Plus tard, Denis et Pierrette font une sortie chaque dimanche. « On a pas mal tourné », dit Denis. Ils assistent aux courses camarguaises un peu partout dans la région, participent aux événements traditionnels comme les « Charrettes de la Saint-Eloi » ou aux fêtes votives. Avec bonheur, ils partent régulièrement écouter des concerts, des harmonies à Rognonas, Maillane, jusqu’à Lourmarin. En ces occasions, Denis aime beaucoup faire des photos. Ils ne rechignent pas à partir en voyage, ils sont ainsi allés voir le Puy de Dôme, les Pyrénées, Lourdes, … C’est à Nice qu’ils ont fêté leur 70e anniversaire de mariage. Ils sont même allés en Suisse, rendant visite à plusieurs reprises à des amis originaires d’Yverdon dans le canton de Vaud, voisins de leur mas pendant trente ans.

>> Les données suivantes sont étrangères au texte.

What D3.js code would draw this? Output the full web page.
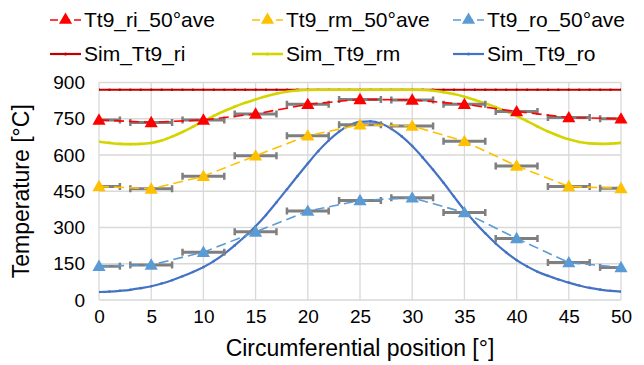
<!DOCTYPE html>
<html><head><meta charset="utf-8">
<script src="https://cdn.jsdelivr.net/npm/d3@7"></script>
<style>
body{margin:0;background:#fff;}
svg{display:block;font-family:"Liberation Sans",Arial,sans-serif;}
</style></head>
<body><svg id="c" width="644" height="365"></svg>
<script>
// ---- data ----
const avePositions = [0,5,10,15,20,25,30,35,40,45,50];
const ri50ave = [745,735,745,770,810,830,828,810,780,755,750];
const rm50ave = [470,460,512,597,680,725,720,657,555,470,462];
const ro50ave = [140,145,198,282,368,412,423,362,255,155,135];
const errHalfWidth = 2;

const simPositions = [0,1,2,3,4,5,6,7,8,9,10,11,12,13,14,15,16,17,18,19,20,21,22,23,24,25,26,27,28,29,30,31,32,33,34,35,36,37,38,39,40,41,42,43,44,45,46,47,48,49,50];
const simRi = [870,870,870,870,870,870,870,870,870,870,870,870,870,870,870,870,870,870,870,870,870,870,870,870,870,870,870,870,870,870,870,870,870,870,870,870,870,870,870,870,870,870,870,870,870,870,870,870,870,870,870];
const simRm = [655,650,646,645,646,650,660,676,695,717,740,762,782,800,816,830,843,854,862,867,869,870,870,870,870,870,870,870,870,870,870,869,866,860,852,841,828,814,798,780,762,740,718,697,680,665,654,648,646,647,650];
const simRo = [33,35,38,42,49,57,68,82,98,116,136,161,191,226,264,305,352,404,458,512,565,616,660,697,723,737,739,730,708,677,637,590,539,485,428,372,322,276,234,197,165,139,117,100,85,72,60,50,43,38,35];

const xTicks = [0,5,10,15,20,25,30,35,40,45,50];
const yTicks = [0,150,300,450,600,750,900];

const aveSeries = [
  {name:"Tt9_ri_50°ave", values:ri50ave, color:"#ff0000"},
  {name:"Tt9_rm_50°ave", values:rm50ave, color:"#ffc000"},
  {name:"Tt9_ro_50°ave", values:ro50ave, color:"#5b9bd5"}
];
const simSeries = [
  {name:"Sim_Tt9_ri", values:simRi, color:"#c00000", w:2.2},
  {name:"Sim_Tt9_rm", values:simRm, color:"#d4d400", w:2.6},
  {name:"Sim_Tt9_ro", values:simRo, color:"#4472c4", w:2.2}
];

// ---- layout ----
const svg = d3.select("#c");
const L=99, R=621, T=82.5, B=300;
const x = d3.scaleLinear().domain([0,50]).range([L,R]);
const y = d3.scaleLinear().domain([0,900]).range([B,T]);

svg.append("defs").append("clipPath").attr("id","clip")
  .append("rect").attr("x",L).attr("y",T-10).attr("width",R-L).attr("height",B-T+20);

// gridlines
const grid = svg.append("g");
grid.selectAll(".gy").data(yTicks).join("line")
  .attr("x1",L).attr("x2",R).attr("y1",d=>y(d)).attr("y2",d=>y(d))
  .attr("stroke","#d9d9d9").attr("stroke-width",1.3);
grid.selectAll(".gx").data(xTicks).join("line")
  .attr("y1",T).attr("y2",B).attr("x1",d=>x(d)).attr("x2",d=>x(d))
  .attr("stroke","#d9d9d9").attr("stroke-width",1.3);

// axes (labels only)
const yAxis = d3.axisLeft(y).tickValues(yTicks).tickSize(0).tickPadding(14);
const gy = svg.append("g").attr("transform",`translate(${L},0)`).call(yAxis);
gy.select(".domain").remove();
gy.selectAll("text").attr("font-size",19).attr("fill","#000").attr("font-family","Liberation Sans, Arial, sans-serif");

const xAxis = d3.axisBottom(x).tickValues(xTicks).tickSize(0).tickPadding(10);
const gx = svg.append("g").attr("transform",`translate(0,${B})`).call(xAxis);
gx.select(".domain").remove();
gx.selectAll("text").attr("font-size",19).attr("fill","#000").attr("font-family","Liberation Sans, Arial, sans-serif");

// axis titles
svg.append("text").attr("x",(L+R)/2).attr("y",356).attr("text-anchor","middle")
  .attr("font-size",23).text("Circumferential position [°]");
svg.append("text").attr("transform",`translate(29,${(T+B)/2}) rotate(-90)`).attr("text-anchor","middle")
  .attr("font-size",23).text("Temperature [°C]");

const plot = svg.append("g").attr("clip-path","url(#clip)");

// sim lines
const simLine = d3.line().x((d,i)=>x(simPositions[i])).y(d=>y(d)).curve(d3.curveMonotoneX);
simSeries.forEach(s=>{
  plot.append("path").datum(s.values).attr("d",simLine)
    .attr("fill","none").attr("stroke",s.color).attr("stroke-width",s.w);
  plot.append("g").selectAll("circle").data(s.values).join("circle")
    .attr("cx",(d,i)=>x(simPositions[i])).attr("cy",d=>y(d)).attr("r",1.3)
    .attr("fill",s.color);
});

// error bars, dashed lines, triangles
const tri = d3.symbol().type(d3.symbolTriangle).size(75);
aveSeries.forEach(s=>{
  const eb = plot.append("g");
  s.values.forEach((v,i)=>{
    const p = avePositions[i];
    const x0 = x(p-errHalfWidth), x1 = x(p+errHalfWidth), yy = y(v);
    eb.append("line").attr("x1",x0).attr("x2",x1).attr("y1",yy).attr("y2",yy)
      .attr("stroke","#7f7f7f").attr("stroke-width",3);
    [x0,x1].forEach(xx=>eb.append("line").attr("x1",xx).attr("x2",xx).attr("y1",yy-3.5).attr("y2",yy+3.5)
      .attr("stroke","#7f7f7f").attr("stroke-width",2.5));
  });
});
const aveLine = d3.line().x((d,i)=>x(avePositions[i])).y(d=>y(d));
aveSeries.forEach(s=>{
  plot.append("path").datum(s.values).attr("d",aveLine)
    .attr("fill","none").attr("stroke",s.color).attr("stroke-width",1.6)
    .attr("stroke-dasharray","10,5");
});
aveSeries.forEach(s=>{
  svg.append("g").selectAll("path").data(s.values).join("path")
    .attr("d",tri).attr("fill",s.color)
    .attr("transform",(d,i)=>`translate(${x(avePositions[i])},${y(d)+1})`);
});

// legend
const legCols = [50,252,453];
const leg = svg.append("g");
aveSeries.forEach((s,i)=>{
  const lx = legCols[i], ly = 20;
  leg.append("line").attr("x1",lx).attr("x2",lx+31).attr("y1",ly).attr("y2",ly)
    .attr("stroke",s.color).attr("stroke-width",1.6).attr("stroke-dasharray","8,4");
  leg.append("path").attr("d",tri).attr("fill",s.color).attr("transform",`translate(${lx+15.5},${ly})`);
  leg.append("text").attr("x",lx+34).attr("y",ly+7).attr("font-size",21).text(s.name);
});
simSeries.forEach((s,i)=>{
  const lx = legCols[i], ly = 54;
  leg.append("line").attr("x1",lx).attr("x2",lx+31).attr("y1",ly).attr("y2",ly)
    .attr("stroke",s.color).attr("stroke-width",s.w);
  leg.append("circle").attr("cx",lx+15.5).attr("cy",ly).attr("r",1.5).attr("fill",s.color);
  leg.append("text").attr("x",lx+34).attr("y",ly+7).attr("font-size",21).text(s.name);
});
</script></body></html>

Pendant toutes ces années, Eygalières a profondément changé ; ils ont bien du mal à y retrouver le village de leur enfance, dont ils se souviennent parfaitement. Eux, finalement, n’ont pas beaucoup changé, ils ont juste quelques années de plus. Mais, nostalgie mise à part, ils gardent un regard positif et plein de bienveillance sur ce monde nouveau. Même si le destin ne leur a pas accordé d’enfants, ils ont vécu une vie bien remplie, ils ont des souvenirs plein la tête et conservent une passion toujours vivace pour leurs chères traditions provençales.